You've subtly confused two different functions. To see what's going on, it becomes convenient to define an "instantiation" map (I will work with $2\times 2$ matrices for simplicity): $$A(a_{11},a_{12},a_{21},a_{22}) = \begin{pmatrix}a_{11} & a_{12} \\ a_{21} & a_{22}\end{pmatrix},$$ which simply takes the numerical entries of the matrix and outputs them as a structured matrix; it instantiates the matrix $A$. With respect to this map, the derivative is unambiguously $$\frac{\partial A}{\partial a_{ij}} = E_{ij},$$ where $E_{ij}$ is the matrix with zeros everywhere except the $ij$th entry, which is $1$. This is really what is meant by the derivative with respect to the $ij$th component. It is always with respect to this instantiation map, and the sole purpose of the derivative is to pick out the $ij$th entry essentially.

Now of course, real matrices can be more complicated. For example, we could have the matrix $$B = \begin{pmatrix}b & c \\ c & b\end{pmatrix}.$$ This matrix $B$ is really just our previous map $A$ evaluated at the values $(b,c,c,b)$.

Notice that the situation here is a bit different though. For example, it makes no sense to differentiate $B$ with respect to its entry $b_{12}$. Why? Because technically, $b_{12}$ is not a free variable. What you have instead is the variable $c$, upon which $b_{12}$ (and $b_{21}$) depends. When you actually differentiate with respect to $c$ however, you need to use the chain rule to get $$\frac{\partial B}{\partial c} = \sum_{i,j}\frac{\partial A}{\partial a_{ij}}\frac{\partial a_{ij}}{\partial c} = \begin{pmatrix} 0 & 1 \\ 1 & 0 \end{pmatrix}.$$ Of course, what people commonly write for the above derivative, for lack of a better general notation, is just $\frac{\partial B}{\partial b_{ij}}$. But note that this is very different from how we used $\frac{\partial A}{\partial a_{ij}}$ previously. The latter treats each entry as a free independent variable, while the former has the hidden meaning of differentiating with respect to an underlying parameter upon which many different entries can depend.

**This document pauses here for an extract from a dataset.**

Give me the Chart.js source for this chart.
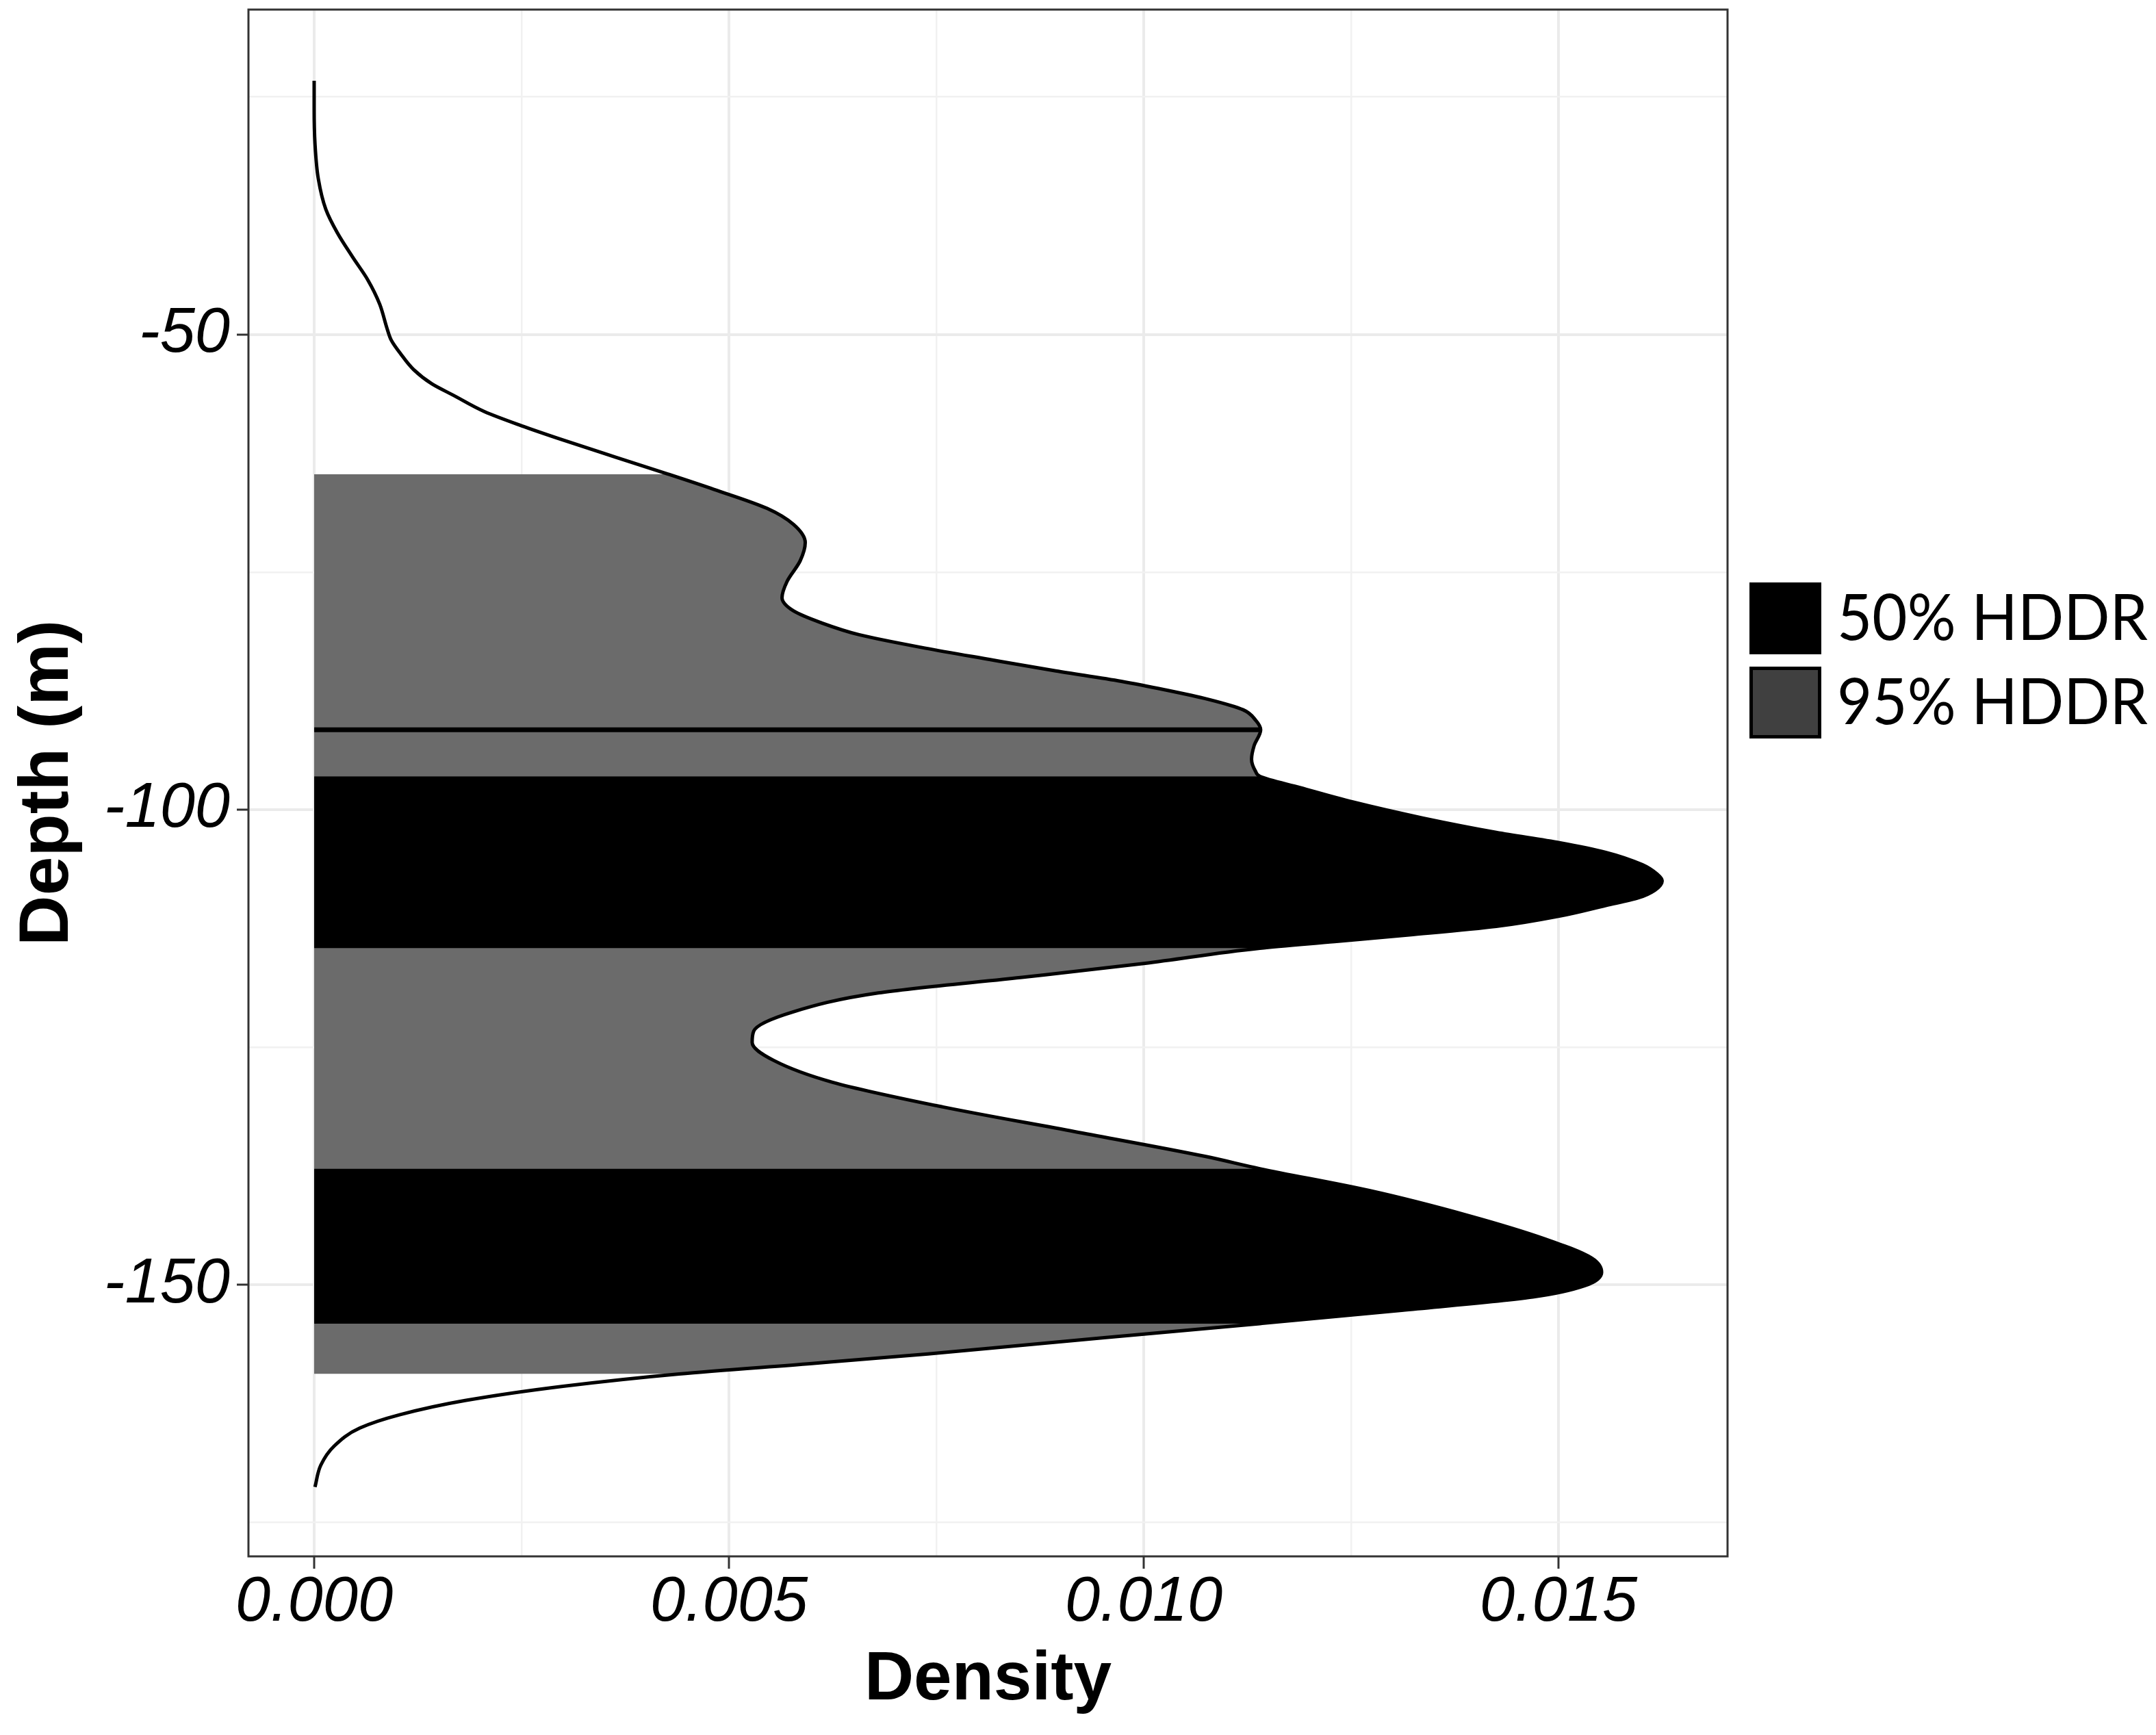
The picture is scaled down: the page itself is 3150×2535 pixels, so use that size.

So when you differentiated your symmetric matrix, you technically didn't differentiate with respect to the $ij$th entry, but rather the common variable upon which the $ij$th and $ji$th entry depends. This is different from the original intention of what is meant by $\frac{\partial{A}}{\partial a_{ij}}$, which treats the $ij$th entry as independent from all others.